Bad pens, good pens
You heard me… I said BAD PENS. The scourge of humanity. Flippy and I were at Office Depot a few months ago, and they had a clearance cart near the store entrance. I can’t resist a clearance cart, and definitely could not resist the lure of cheap pens. We bought a 10 pack of blue stick pens, and a 10 pack of black stick pens, for only 5 cents per bag! The pens were labeled, “Office Depot value. Stick pens with grip. Quality assured, 100% laboratory tested.” I could spend an entire blog entry going on about what sort of scientist spends his or her life testing cheap pens in the lab, but instead, I’ll just stick to the subject and say that these pens are the worst pens I’ve ever encountered. They do have ink in them, and they do write without glopping. However, they’re constantly falling apart! If you remove the cap and put it on the bottom of the pen, you pull the bottom plug out of the pen when you take the cap off. When you take the cap off the top of the pen, you pull the entire pen mechanism, ink and all, out of the pen. The pens have extra parts because of the special “grip”, so instead of just the ink tube and the pen casing falling apart, there are other small pieces to complicate things. Once you’ve reassembled it, you’re still doomed, because the pen will just continue to fall apart. I guess these pens might be okay if you glued them together, but otherwise they just fall to pieces as soon as you point them towards a sheet of paper. It’s not just one bad pen, either… it’s all twenty of them, blue and black. Maybe India isn’t completed skilled in pen manufacture yet. It was first amusing, then frustrating, to try to do a crossword puzzle without ever removing my pen tip from the paper. If I forgot and lifted the pen, it fell apart. I found the horrid beasts on the Office Depot website. I still have 17 of them here, mostly black, if you want me to send them to you, but if you request them, I’ll know you’re a masochist.

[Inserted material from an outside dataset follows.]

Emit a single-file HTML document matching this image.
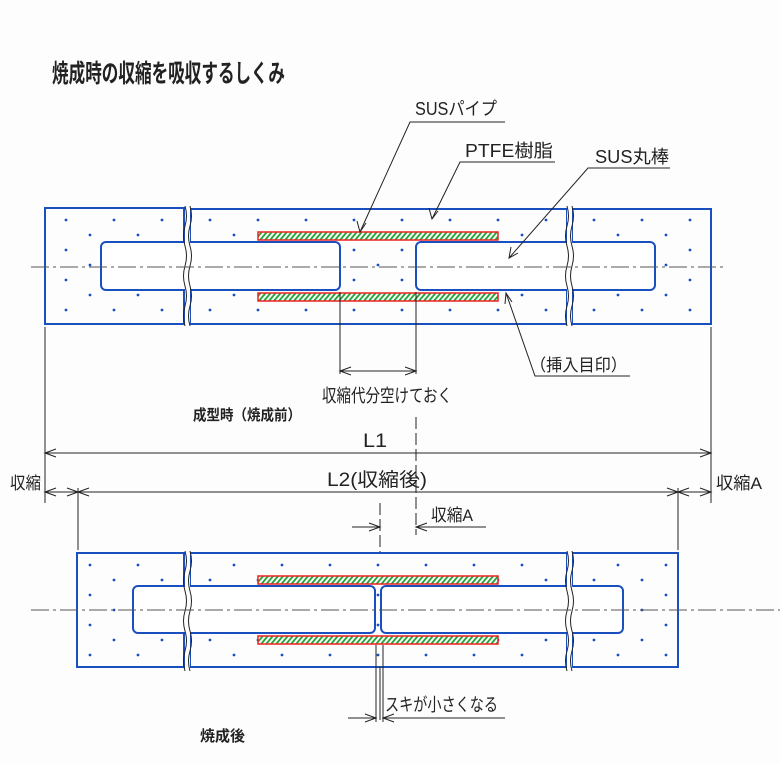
<!DOCTYPE html>
<html><head><meta charset="utf-8"><style>html,body{margin:0;padding:0;background:#fdfdfd}svg{display:block}</style></head>
<body>
<svg width="780" height="764" viewBox="0 0 780 764" xmlns="http://www.w3.org/2000/svg" font-family="'Liberation Sans','Noto Sans CJK JP',sans-serif">
<defs>
<pattern id="dots" width="48" height="30" patternUnits="userSpaceOnUse" x="10" y="4">
<circle cx="8" cy="6" r="1.4" fill="#1a4fc0"/><circle cx="32" cy="21" r="1.4" fill="#1a4fc0"/>
</pattern>
<pattern id="hatch" width="5" height="8" patternUnits="userSpaceOnUse" patternTransform="skewX(-40)">
<rect width="5" height="8" fill="#fff"/><line x1="1.5" y1="0" x2="1.5" y2="8" stroke="#1fa235" stroke-width="2.4"/>
</pattern>
</defs>

<!-- TOP DIAGRAM -->
<g>
<rect x="45" y="208" width="139" height="116" fill="url(#dots)" stroke="#1a4fc0" stroke-width="2"/>
<rect x="190" y="209" width="377" height="115" fill="url(#dots)" stroke="#1a4fc0" stroke-width="2"/>
<rect x="572" y="209" width="139" height="115" fill="url(#dots)" stroke="#1a4fc0" stroke-width="2"/>
<rect x="258" y="232" width="240" height="8" fill="url(#hatch)" stroke="#e22" stroke-width="1.5"/>
<rect x="258" y="293" width="240" height="8" fill="url(#hatch)" stroke="#e22" stroke-width="1.5"/>
<rect x="101" y="242" width="239" height="48" rx="5" fill="#fff" stroke="#1a4fc0" stroke-width="2"/>
<rect x="416" y="242" width="239" height="48" rx="5" fill="#fff" stroke="#1a4fc0" stroke-width="2"/>
<g fill="#fdfdfd" stroke="none"><rect x="185" y="205" width="5" height="122"/><rect x="567" y="205" width="5" height="122"/></g>
<g stroke="#222" stroke-width="1" fill="none">
<path d="M185,206 q3,10 0,20 q-3,10 0,20 q3,10 0,20 q-3,10 0,20 q3,10 0,20 q-3,10 0,20"/>
<path d="M190,206 q3,10 0,20 q-3,10 0,20 q3,10 0,20 q-3,10 0,20 q3,10 0,20 q-3,10 0,20"/>
<path d="M567,206 q3,10 0,20 q-3,10 0,20 q3,10 0,20 q-3,10 0,20 q3,10 0,20 q-3,10 0,20"/>
<path d="M572,206 q3,10 0,20 q-3,10 0,20 q3,10 0,20 q-3,10 0,20 q3,10 0,20 q-3,10 0,20"/>
</g>
<line x1="31" y1="267" x2="727" y2="267" stroke="#555" stroke-width="1" stroke-dasharray="18,4,3,4"/>
</g>

<!-- BOTTOM DIAGRAM -->
<g>
<rect x="77" y="553" width="107" height="114" fill="url(#dots)" stroke="#1a4fc0" stroke-width="2"/>
<rect x="190" y="553" width="377" height="114" fill="url(#dots)" stroke="#1a4fc0" stroke-width="2"/>
<rect x="572" y="553" width="106" height="114" fill="url(#dots)" stroke="#1a4fc0" stroke-width="2"/>
<rect x="258" y="576" width="240" height="8" fill="url(#hatch)" stroke="#e22" stroke-width="1.5"/>
<rect x="258" y="636" width="240" height="8" fill="url(#hatch)" stroke="#e22" stroke-width="1.5"/>
<rect x="133" y="586" width="242" height="47" rx="5" fill="#fff" stroke="#1a4fc0" stroke-width="2"/>
<rect x="381" y="586" width="242" height="47" rx="5" fill="#fff" stroke="#1a4fc0" stroke-width="2"/>
<g fill="#fdfdfd" stroke="none"><rect x="185" y="550" width="5" height="120"/><rect x="567" y="550" width="5" height="120"/></g>
<g stroke="#222" stroke-width="1" fill="none">
<path d="M185,551 q3,10 0,20 q-3,10 0,20 q3,10 0,20 q-3,10 0,20 q3,10 0,20 q-3,10 0,20"/>
<path d="M190,551 q3,10 0,20 q-3,10 0,20 q3,10 0,20 q-3,10 0,20 q3,10 0,20 q-3,10 0,20"/>
<path d="M567,551 q3,10 0,20 q-3,10 0,20 q3,10 0,20 q-3,10 0,20 q3,10 0,20 q-3,10 0,20"/>
<path d="M572,551 q3,10 0,20 q-3,10 0,20 q3,10 0,20 q-3,10 0,20 q3,10 0,20 q-3,10 0,20"/>
</g>
<line x1="31" y1="610" x2="780" y2="610" stroke="#555" stroke-width="1" stroke-dasharray="18,4,3,4"/>
</g>

<!-- DIMENSIONS / LEADERS -->
<g stroke="#222" stroke-width="1" fill="none">
<line x1="45" y1="327" x2="45" y2="503"/>
<line x1="711" y1="327" x2="711" y2="503"/>
<line x1="78" y1="488" x2="78" y2="550"/>
<line x1="678" y1="488" x2="678" y2="550"/>
<line x1="45" y1="453" x2="711" y2="453"/>
<path d="M56,449 L45,453 L56,457 M700,449 L711,453 L700,457"/>
<line x1="78" y1="492" x2="678" y2="492"/>
<path d="M89,488 L78,492 L89,496 M667,488 L678,492 L667,496"/>
<line x1="45" y1="492" x2="78" y2="492"/>
<path d="M56,488 L45,492 L56,496 M67,488 L78,492 L67,496"/>
<line x1="678" y1="492" x2="711" y2="492"/>
<path d="M689,488 L678,492 L689,496 M700,488 L711,492 L700,496"/>
<line x1="340" y1="292" x2="340" y2="374"/>
<line x1="416" y1="292" x2="416" y2="374"/>
<line x1="340" y1="371" x2="416" y2="371"/>
<path d="M351,367 L340,371 L351,375 M405,367 L416,371 L405,375"/>
<line x1="416" y1="417" x2="416" y2="535" stroke-dasharray="12,4"/>
<line x1="380" y1="503" x2="380" y2="552" stroke-dasharray="12,4"/>
<line x1="380" y1="667" x2="380" y2="720"/>
<line x1="376" y1="645" x2="376" y2="722"/>
<line x1="383" y1="645" x2="383" y2="722"/>
<line x1="352" y1="527" x2="380" y2="527"/><path d="M369,523 L380,527 L369,531"/>
<line x1="416" y1="527" x2="486" y2="527"/><path d="M427,523 L416,527 L427,531"/>
<line x1="348" y1="718" x2="376" y2="718"/><path d="M365,714 L376,718 L365,722"/>
<line x1="383" y1="718" x2="505" y2="718"/><path d="M394,714 L383,718 L394,722"/>
<path d="M505,122 L410,122 L360,232"/><path d="M357,221 L360,232 L366,223"/>
<path d="M555,162 L460,162 L432,219"/><path d="M429,208 L432,219 L438,211"/>
<path d="M670,168 L588,168 L509,258"/><path d="M511,247 L509,258 L518,253"/>
<path d="M630,376 L535,376 L506,293"/><path d="M505,304 L506,293 L512,302"/>
</g>

<!-- TEXT -->
<g fill="#222">
<text x="52" y="82" font-size="25" font-weight="bold" textLength="233" lengthAdjust="spacingAndGlyphs">焼成時の収縮を吸収するしくみ</text>
<text x="415" y="115" font-size="18" textLength="82" lengthAdjust="spacingAndGlyphs">SUSパイプ</text>
<text x="465" y="157" font-size="18" textLength="88" lengthAdjust="spacingAndGlyphs">PTFE樹脂</text>
<text x="595" y="163" font-size="18" textLength="74" lengthAdjust="spacingAndGlyphs">SUS丸棒</text>
<text x="530" y="371" font-size="17" textLength="97" lengthAdjust="spacingAndGlyphs">（挿入目印）</text>
<text x="322" y="402" font-size="18" textLength="130" lengthAdjust="spacingAndGlyphs">収縮代分空けておく</text>
<text x="193" y="420" font-size="15" font-weight="bold" textLength="108" lengthAdjust="spacingAndGlyphs">成型時（焼成前）</text>
<text x="363" y="447" font-size="19" textLength="24" lengthAdjust="spacingAndGlyphs">L1</text>
<text x="327" y="486" font-size="19" textLength="100" lengthAdjust="spacingAndGlyphs">L2(収縮後)</text>
<text x="10" y="489" font-size="17" textLength="31" lengthAdjust="spacingAndGlyphs">収縮</text>
<text x="716" y="489" font-size="17" textLength="46" lengthAdjust="spacingAndGlyphs">収縮A</text>
<text x="431" y="521" font-size="17" textLength="42" lengthAdjust="spacingAndGlyphs">収縮A</text>
<text x="385" y="711" font-size="18" textLength="113" lengthAdjust="spacingAndGlyphs">スキが小さくなる</text>
<text x="200" y="741" font-size="15" font-weight="bold" textLength="45" lengthAdjust="spacingAndGlyphs">焼成後</text>
</g>
</svg>
</body></html>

Luckily, I’ve got much, much better news pen news for you. At Office Max, I saw a neat-looking and inexpensive pen called TUL. They even have their own entertaining website at TUL.com, where you can have a humourous handwriting analysis. (It properly determined that my parents live in Canada. I think it was a lucky guess). I love these pens! My favourite is a black 7mm gel pen, which writes smoothly and cleanly, and makes me want to take pen to paper, the old-fashioned way. It costs about one dollar. It’s rare for me to feel comfortable holding a pen, because I’ve spent the last decade using a keyboard for all my long thoughts. I also like the blue 5mm retractable gel pens, but I think the 7mm line is a better fit for me. 5mm is for you “fine point” folks (my Mom is one of you). While writing this entry, I found out that TUL makes a pack of gel pens in assorted colours, and my heart leapt. It took over four decades to happen, but I believe I’ve finally found the pen for me!
I know that inexpensive pens aren’t common blog fodder, but wanted to share because the TUL pens would even make a nice gift for the writer or engineer in your family. Flippy and I are going to give some to our fathers, former engineers, who love to have a good pen always at the ready.
I guess that demonstrates that you often get what you pay for!